■ EXERCISE AIM:
Copy all lines below exactly as written. Leave pictures out.

■ GIVEN INFORMATION:

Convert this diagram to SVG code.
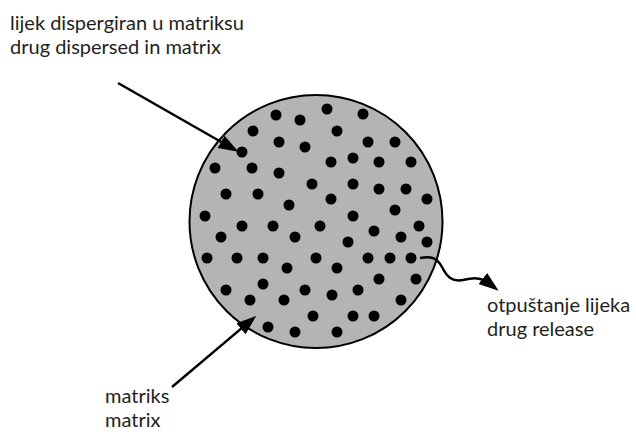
<svg xmlns="http://www.w3.org/2000/svg" width="636" height="432" viewBox="0 0 636 432">
<style>
.lbl{font-family:Lato,"Open Sans","Liberation Sans",sans-serif;font-size:20px;fill:#231f20}
.dot{fill:#000}
.conn{fill:none;stroke:#000;stroke-width:2.5}
</style>
<defs>
<marker id="ah" markerUnits="userSpaceOnUse" markerWidth="20" markerHeight="16" viewBox="0 0 17 12" refX="13" refY="6" orient="auto">
<path d="M0,0 L17,6 L0,12 Z" fill="#000"/>
</marker>
</defs>
<rect width="636" height="432" fill="#fff"/>
<g id="matrix">
<circle cx="316" cy="221.5" r="126.5" fill="#b4b4b4" stroke="#000" stroke-width="2"/>
<g class="dot">
<circle cx="276" cy="115" r="5.5"/><circle cx="300" cy="120" r="5.5"/><circle cx="327" cy="109" r="5.5"/><circle cx="363" cy="114" r="5.5"/>
<circle cx="253" cy="131" r="5.5"/><circle cx="337" cy="131" r="5.5"/><circle cx="279" cy="142" r="5.5"/><circle cx="305" cy="147" r="5.5"/>
<circle cx="368" cy="142" r="5.5"/><circle cx="395" cy="142" r="5.5"/><circle cx="242" cy="152" r="5.5"/><circle cx="353" cy="158" r="5.5"/>
<circle cx="331" cy="162" r="5.5"/><circle cx="379" cy="162" r="5.5"/><circle cx="411" cy="162" r="5.5"/><circle cx="215" cy="168" r="5.5"/>
<circle cx="252" cy="168" r="5.5"/><circle cx="279" cy="173" r="5.5"/><circle cx="312" cy="184" r="5.5"/><circle cx="353" cy="184" r="5.5"/>
<circle cx="379" cy="189" r="5.5"/><circle cx="406" cy="189" r="5.5"/><circle cx="226" cy="194" r="5.5"/><circle cx="258" cy="194" r="5.5"/>
<circle cx="331" cy="199" r="5.5"/><circle cx="427" cy="199" r="5.5"/><circle cx="289" cy="205" r="5.5"/><circle cx="395" cy="210" r="5.5"/>
<circle cx="205" cy="216" r="5.5"/><circle cx="353" cy="216" r="5.5"/><circle cx="242" cy="226" r="5.5"/><circle cx="273" cy="226" r="5.5"/>
<circle cx="320" cy="226" r="5.5"/><circle cx="374" cy="231" r="5.5"/><circle cx="419" cy="226" r="5.5"/><circle cx="221" cy="237" r="5.5"/>
<circle cx="295" cy="237" r="5.5"/><circle cx="348" cy="242" r="5.5"/><circle cx="401" cy="237" r="5.5"/><circle cx="427" cy="242" r="5.5"/>
<circle cx="207" cy="258" r="5.5"/><circle cx="237" cy="258" r="5.5"/><circle cx="263" cy="258" r="5.5"/><circle cx="316" cy="258" r="5.5"/>
<circle cx="368" cy="258" r="5.5"/><circle cx="390" cy="258" r="5.5"/><circle cx="411" cy="258" r="5.5"/><circle cx="287" cy="268" r="5.5"/>
<circle cx="337" cy="268" r="5.5"/><circle cx="263" cy="284" r="5.5"/><circle cx="379" cy="279" r="5.5"/><circle cx="416" cy="279" r="5.5"/>
<circle cx="226" cy="290" r="5.5"/><circle cx="305" cy="290" r="5.5"/><circle cx="358" cy="290" r="5.5"/><circle cx="250" cy="300" r="5.5"/>
<circle cx="284" cy="300" r="5.5"/><circle cx="332" cy="295" r="5.5"/><circle cx="401" cy="300" r="5.5"/><circle cx="313" cy="316" r="5.5"/>
<circle cx="353" cy="316" r="5.5"/><circle cx="374" cy="316" r="5.5"/><circle cx="268" cy="327" r="5.5"/><circle cx="295" cy="332" r="5.5"/>
<circle cx="337" cy="332" r="5.5"/>
</g>
</g>
<g id="label-drug">
<text class="lbl" x="10" y="30">lijek dispergiran u matriksu</text>
<text class="lbl" x="10" y="54">drug dispersed in matrix</text>
</g>
<g id="label-release">
<text class="lbl" x="487" y="312">otpuštanje lijeka</text>
<text class="lbl" x="487" y="336">drug release</text>
</g>
<g id="label-matrix">
<text class="lbl" x="105" y="403">matriks</text>
<text class="lbl" x="105" y="427">matrix</text>
</g>
<g id="connectors">
<path class="conn" d="M118,83 L234.4,149.5" marker-end="url(#ah)"/>
<path class="conn" d="M172,387 L252.7,318.9" marker-end="url(#ah)"/>
<path class="conn" d="M420,258 C432,256 437,258 442,267 C447,277 452,282 463,280 C472,278 478,277 486,281 L494.9,287.9" marker-end="url(#ah)"/>
</g>
</svg>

■ RESULT OF THE TASK:
Convert this diagram to SVG code.
<svg xmlns="http://www.w3.org/2000/svg" width="636" height="432" viewBox="0 0 636 432">
<style>
.lbl{font-family:Lato,"Open Sans","Liberation Sans",sans-serif;font-size:20px;fill:#231f20}
.dot{fill:#000}
.conn{fill:none;stroke:#000;stroke-width:2.5}
</style>
<defs>
<marker id="ah" markerUnits="userSpaceOnUse" markerWidth="20" markerHeight="16" viewBox="0 0 17 12" refX="13" refY="6" orient="auto">
<path d="M0,0 L17,6 L0,12 Z" fill="#000"/>
</marker>
</defs>
<rect width="636" height="432" fill="#fff"/>
<g id="matrix">
<circle cx="316" cy="221.5" r="126.5" fill="#b4b4b4" stroke="#000" stroke-width="2"/>
<g class="dot">
<circle cx="276" cy="115" r="5.5"/><circle cx="300" cy="120" r="5.5"/><circle cx="327" cy="109" r="5.5"/><circle cx="363" cy="114" r="5.5"/>
<circle cx="253" cy="131" r="5.5"/><circle cx="337" cy="131" r="5.5"/><circle cx="279" cy="142" r="5.5"/><circle cx="305" cy="147" r="5.5"/>
<circle cx="368" cy="142" r="5.5"/><circle cx="395" cy="142" r="5.5"/><circle cx="242" cy="152" r="5.5"/><circle cx="353" cy="158" r="5.5"/>
<circle cx="331" cy="162" r="5.5"/><circle cx="379" cy="162" r="5.5"/><circle cx="411" cy="162" r="5.5"/><circle cx="215" cy="168" r="5.5"/>
<circle cx="252" cy="168" r="5.5"/><circle cx="279" cy="173" r="5.5"/><circle cx="312" cy="184" r="5.5"/><circle cx="353" cy="184" r="5.5"/>
<circle cx="379" cy="189" r="5.5"/><circle cx="406" cy="189" r="5.5"/><circle cx="226" cy="194" r="5.5"/><circle cx="258" cy="194" r="5.5"/>
<circle cx="331" cy="199" r="5.5"/><circle cx="427" cy="199" r="5.5"/><circle cx="289" cy="205" r="5.5"/><circle cx="395" cy="210" r="5.5"/>
<circle cx="205" cy="216" r="5.5"/><circle cx="353" cy="216" r="5.5"/><circle cx="242" cy="226" r="5.5"/><circle cx="273" cy="226" r="5.5"/>
<circle cx="320" cy="226" r="5.5"/><circle cx="374" cy="231" r="5.5"/><circle cx="419" cy="226" r="5.5"/><circle cx="221" cy="237" r="5.5"/>
<circle cx="295" cy="237" r="5.5"/><circle cx="348" cy="242" r="5.5"/><circle cx="401" cy="237" r="5.5"/><circle cx="427" cy="242" r="5.5"/>
<circle cx="207" cy="258" r="5.5"/><circle cx="237" cy="258" r="5.5"/><circle cx="263" cy="258" r="5.5"/><circle cx="316" cy="258" r="5.5"/>
<circle cx="368" cy="258" r="5.5"/><circle cx="390" cy="258" r="5.5"/><circle cx="411" cy="258" r="5.5"/><circle cx="287" cy="268" r="5.5"/>
<circle cx="337" cy="268" r="5.5"/><circle cx="263" cy="284" r="5.5"/><circle cx="379" cy="279" r="5.5"/><circle cx="416" cy="279" r="5.5"/>
<circle cx="226" cy="290" r="5.5"/><circle cx="305" cy="290" r="5.5"/><circle cx="358" cy="290" r="5.5"/><circle cx="250" cy="300" r="5.5"/>
<circle cx="284" cy="300" r="5.5"/><circle cx="332" cy="295" r="5.5"/><circle cx="401" cy="300" r="5.5"/><circle cx="313" cy="316" r="5.5"/>
<circle cx="353" cy="316" r="5.5"/><circle cx="374" cy="316" r="5.5"/><circle cx="268" cy="327" r="5.5"/><circle cx="295" cy="332" r="5.5"/>
<circle cx="337" cy="332" r="5.5"/>
</g>
</g>
<g id="label-drug">
<text class="lbl" x="10" y="30">lijek dispergiran u matriksu</text>
<text class="lbl" x="10" y="54">drug dispersed in matrix</text>
</g>
<g id="label-release">
<text class="lbl" x="487" y="312">otpuštanje lijeka</text>
<text class="lbl" x="487" y="336">drug release</text>
</g>
<g id="label-matrix">
<text class="lbl" x="105" y="403">matriks</text>
<text class="lbl" x="105" y="427">matrix</text>
</g>
<g id="connectors">
<path class="conn" d="M118,83 L234.4,149.5" marker-end="url(#ah)"/>
<path class="conn" d="M172,387 L252.7,318.9" marker-end="url(#ah)"/>
<path class="conn" d="M420,258 C432,256 437,258 442,267 C447,277 452,282 463,280 C472,278 478,277 486,281 L494.9,287.9" marker-end="url(#ah)"/>
</g>
</svg>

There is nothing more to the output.